§ **Goal**
Would you transcribe the whole listing exactly, minus its pictures?
++++
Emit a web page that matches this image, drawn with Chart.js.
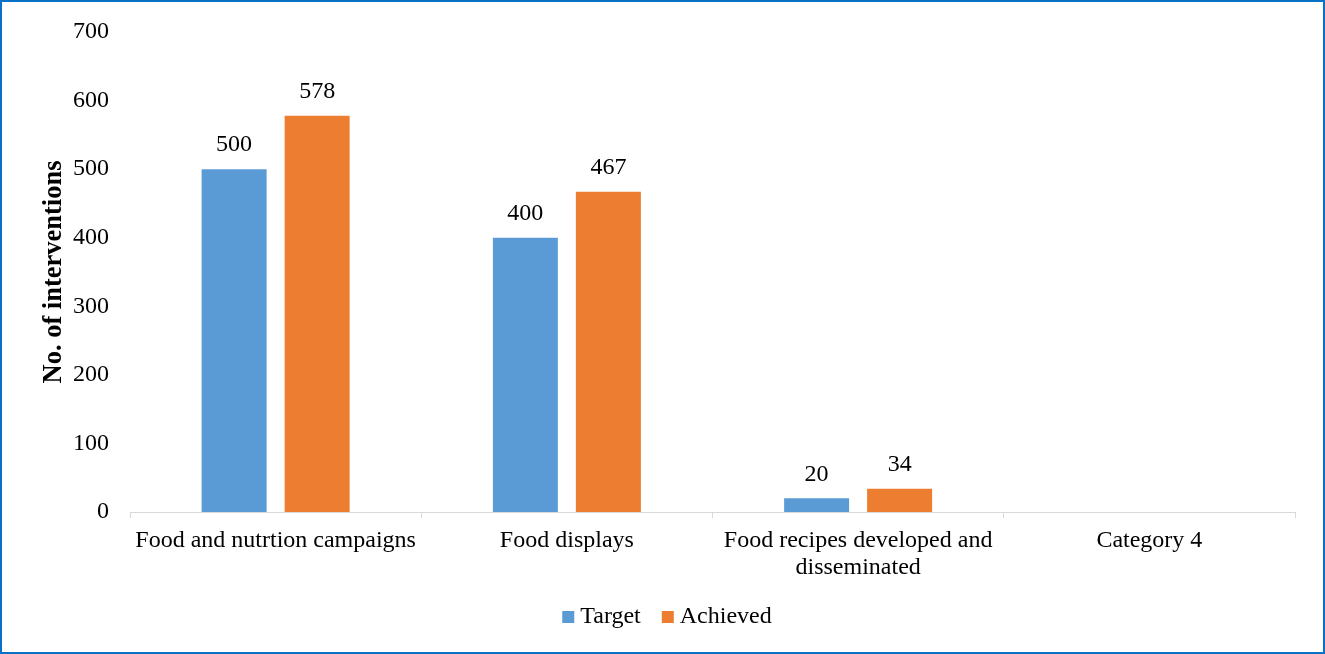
<!DOCTYPE html>
<html>
<head>
<meta charset="utf-8">
<script src="https://cdn.jsdelivr.net/npm/chart.js@4.4.1/dist/chart.umd.min.js"></script>
<style>
  html, body { margin: 0; padding: 0; background: #fff; }
  #frame {
    width: 1325px; height: 654px; box-sizing: border-box;
    border: 2px solid #0a72c6; background: #fff;
  }
  #frame canvas { display: block; }
</style>
</head>
<body>
<div id="frame"><canvas id="interventions" width="1321" height="650"></canvas></div>
<script>
const categories = [
  "Food and nutrtion campaigns",
  "Food displays",
  ["Food recipes developed and", "disseminated"],
  "Category 4"
];
const target = [500, 400, 20, null];
const achieved = [578, 467, 34, null];
const yTicks = [0, 100, 200, 300, 400, 500, 600, 700];

const serif = "'Liberation Serif', 'Times New Roman', serif";

// writes each bar's value just above it
const valueLabels = {
  id: "valueLabels",
  afterDatasetsDraw(chart) {
    const ctx = chart.ctx;
    ctx.save();
    ctx.font = "24px " + serif;
    ctx.fillStyle = "#000";
    ctx.textAlign = "center";
    ctx.textBaseline = "middle";
    chart.data.datasets.forEach((ds, i) => {
      chart.getDatasetMeta(i).data.forEach((bar, j) => {
        const v = ds.data[j];
        if (v == null) return;
        ctx.fillText(String(v), bar.x, bar.y - 24);
      });
    });
    ctx.restore();
  }
};

// compact legend centred under the chart: small square, short gap, name
const bottomLegend = {
  id: "bottomLegend",
  afterDraw(chart) {
    const ctx = chart.ctx;
    const box = 12, gap = 6, itemGap = 21;
    ctx.save();
    ctx.font = "24px " + serif;
    ctx.textBaseline = "middle";
    const items = chart.data.datasets.map(ds => ({
      text: ds.label,
      color: ds.backgroundColor,
      w: box + gap + ctx.measureText(ds.label).width
    }));
    const total = items.reduce((s, it) => s + it.w, 0) + itemGap * (items.length - 1);
    let x = 665 - total / 2;
    const y = 615;
    items.forEach(it => {
      ctx.fillStyle = it.color;
      ctx.fillRect(x, y - box / 2, box, box);
      ctx.fillStyle = "#000";
      ctx.textAlign = "left";
      ctx.fillText(it.text, x + box + gap, y);
      x += it.w + itemGap;
    });
    ctx.restore();
  }
};

new Chart(document.getElementById("interventions"), {
  type: "bar",
  data: {
    labels: categories,
    datasets: [
      {
        label: "Target",
        data: target,
        backgroundColor: "#5b9bd5",
        categoryPercentage: 0.57,
        barPercentage: 0.783
      },
      {
        label: "Achieved",
        data: achieved,
        backgroundColor: "#ed7d31",
        categoryPercentage: 0.57,
        barPercentage: 0.783
      }
    ]
  },
  options: {
    responsive: false,
    animation: false,
    layout: { padding: { top: 30, right: 28, bottom: 64, left: 0 } },
    plugins: {
      legend: { display: false },
      tooltip: { enabled: false }
    },
    scales: {
      x: {
        grid: {
          display: true,
          drawOnChartArea: false,
          drawTicks: true,
          tickLength: 6,
          color: "#d9d9d9"
        },
        border: { display: true, color: "#d9d9d9", width: 1 },
        ticks: {
          font: { family: serif, size: 24, lineHeight: 1.13 },
          color: "#000",
          padding: 9,
          maxRotation: 0,
          autoSkip: false
        },
        afterFit(scale) { scale.height = 76; }
      },
      y: {
        min: 0,
        max: 700,
        afterBuildTicks(scale) {
          scale.ticks = yTicks.map(v => ({ value: v }));
        },
        grid: { display: false, drawTicks: false },
        border: { display: false },
        ticks: {
          font: { family: serif, size: 24 },
          color: "#000",
          padding: 21
        },
        title: {
          display: true,
          text: "No. of interventions",
          font: { family: serif, size: 26.5, weight: "bold" },
          color: "#000",
          padding: { top: 36, bottom: 0 }
        },
        afterFit(scale) {
          scale.width = 128;
          scale.paddingTop = 0;
          scale.paddingBottom = 0;
        }
      }
    }
  },
  plugins: [valueLabels, bottomLegend]
});
</script>
</body>
</html>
++++
§ **Exercise answer**
Emit a web page that matches this image, drawn with Chart.js.
<!DOCTYPE html>
<html>
<head>
<meta charset="utf-8">
<script src="https://cdn.jsdelivr.net/npm/chart.js@4.4.1/dist/chart.umd.min.js"></script>
<style>
  html, body { margin: 0; padding: 0; background: #fff; }
  #frame {
    width: 1325px; height: 654px; box-sizing: border-box;
    border: 2px solid #0a72c6; background: #fff;
  }
  #frame canvas { display: block; }
</style>
</head>
<body>
<div id="frame"><canvas id="interventions" width="1321" height="650"></canvas></div>
<script>
const categories = [
  "Food and nutrtion campaigns",
  "Food displays",
  ["Food recipes developed and", "disseminated"],
  "Category 4"
];
const target = [500, 400, 20, null];
const achieved = [578, 467, 34, null];
const yTicks = [0, 100, 200, 300, 400, 500, 600, 700];

const serif = "'Liberation Serif', 'Times New Roman', serif";

// writes each bar's value just above it
const valueLabels = {
  id: "valueLabels",
  afterDatasetsDraw(chart) {
    const ctx = chart.ctx;
    ctx.save();
    ctx.font = "24px " + serif;
    ctx.fillStyle = "#000";
    ctx.textAlign = "center";
    ctx.textBaseline = "middle";
    chart.data.datasets.forEach((ds, i) => {
      chart.getDatasetMeta(i).data.forEach((bar, j) => {
        const v = ds.data[j];
        if (v == null) return;
        ctx.fillText(String(v), bar.x, bar.y - 24);
      });
    });
    ctx.restore();
  }
};

// compact legend centred under the chart: small square, short gap, name
const bottomLegend = {
  id: "bottomLegend",
  afterDraw(chart) {
    const ctx = chart.ctx;
    const box = 12, gap = 6, itemGap = 21;
    ctx.save();
    ctx.font = "24px " + serif;
    ctx.textBaseline = "middle";
    const items = chart.data.datasets.map(ds => ({
      text: ds.label,
      color: ds.backgroundColor,
      w: box + gap + ctx.measureText(ds.label).width
    }));
    const total = items.reduce((s, it) => s + it.w, 0) + itemGap * (items.length - 1);
    let x = 665 - total / 2;
    const y = 615;
    items.forEach(it => {
      ctx.fillStyle = it.color;
      ctx.fillRect(x, y - box / 2, box, box);
      ctx.fillStyle = "#000";
      ctx.textAlign = "left";
      ctx.fillText(it.text, x + box + gap, y);
      x += it.w + itemGap;
    });
    ctx.restore();
  }
};

new Chart(document.getElementById("interventions"), {
  type: "bar",
  data: {
    labels: categories,
    datasets: [
      {
        label: "Target",
        data: target,
        backgroundColor: "#5b9bd5",
        categoryPercentage: 0.57,
        barPercentage: 0.783
      },
      {
        label: "Achieved",
        data: achieved,
        backgroundColor: "#ed7d31",
        categoryPercentage: 0.57,
        barPercentage: 0.783
      }
    ]
  },
  options: {
    responsive: false,
    animation: false,
    layout: { padding: { top: 30, right: 28, bottom: 64, left: 0 } },
    plugins: {
      legend: { display: false },
      tooltip: { enabled: false }
    },
    scales: {
      x: {
        grid: {
          display: true,
          drawOnChartArea: false,
          drawTicks: true,
          tickLength: 6,
          color: "#d9d9d9"
        },
        border: { display: true, color: "#d9d9d9", width: 1 },
        ticks: {
          font: { family: serif, size: 24, lineHeight: 1.13 },
          color: "#000",
          padding: 9,
          maxRotation: 0,
          autoSkip: false
        },
        afterFit(scale) { scale.height = 76; }
      },
      y: {
        min: 0,
        max: 700,
        afterBuildTicks(scale) {
          scale.ticks = yTicks.map(v => ({ value: v }));
        },
        grid: { display: false, drawTicks: false },
        border: { display: false },
        ticks: {
          font: { family: serif, size: 24 },
          color: "#000",
          padding: 21
        },
        title: {
          display: true,
          text: "No. of interventions",
          font: { family: serif, size: 26.5, weight: "bold" },
          color: "#000",
          padding: { top: 36, bottom: 0 }
        },
        afterFit(scale) {
          scale.width = 128;
          scale.paddingTop = 0;
          scale.paddingBottom = 0;
        }
      }
    }
  },
  plugins: [valueLabels, bottomLegend]
});
</script>
</body>
</html>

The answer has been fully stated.